Congress also showed concern for impeaching one member of Congress when it was announced that more than 40 percent of members could have been impeached for missing too many meetings, and 75 percent of Congress were in violation of the attendance policy for meetings and working office hours.
A few members supported the idea of passing a resolution asking Tabers to stick to his renewed commitment for participation or resign, or face the impeachment process again in the future. However, that resolution failed 4-26 with two abstentions.
In other business, freshman Sen. Brandon Smith asked SA for ideas and its opinion on rewriting congressional bylaws. He said a committee of members has been formed to look into the bylaws, which were written for a Congress meant for a different purpose.
“The bylaws were not written for a Congress based on advocacy,” Smith said. “The bylaws were not meant to change.”
When Congress votes to change its bylaws, it simply writes a new rule on top of the existing laws. Bylaws still exist regarding the election of class officers, which were done away with two years ago when classes began electing five senators instead of a president and vice president.
Congress also pledged support for an electronic voting system to replace the usual paper balloting for this spring’s elections.
Keith Robinson, chief financial officer, said this system, which was integrated to work with my.ACU by Dr. James Langford, director of Web Integration and Programming, and others in Information Technology, could improve voter turnout among students as well as provide other benefits.

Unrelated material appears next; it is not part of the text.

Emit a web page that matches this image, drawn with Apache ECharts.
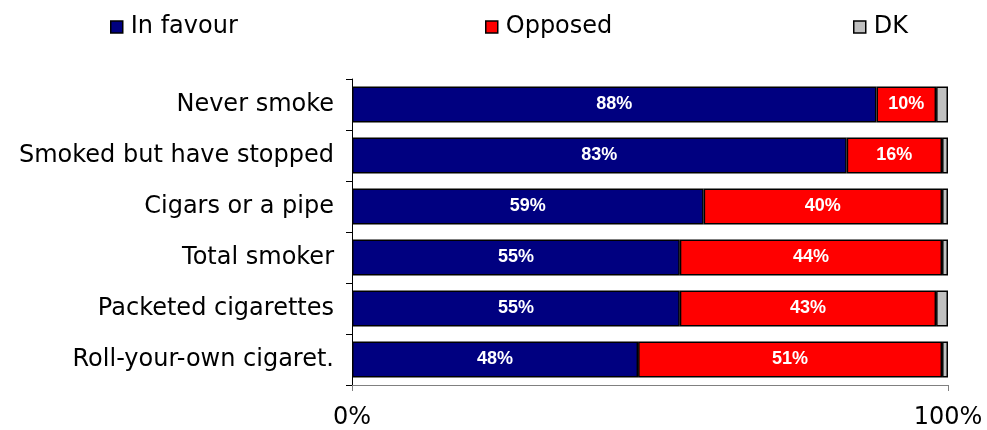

“We feel that this system is better suited for assuring that elections are secure,” Robinson said.
Last spring, Congress had given the Association for Computing Machinery $3,400 to develop an electronic voting system for this spring’s elections, but Robinson said the executive cabinet talked with Langford, and he said the university already had a system capable of fulfilling SA’s needs. Congress will not have to maintain the system, and it will cost SA nothing to implement.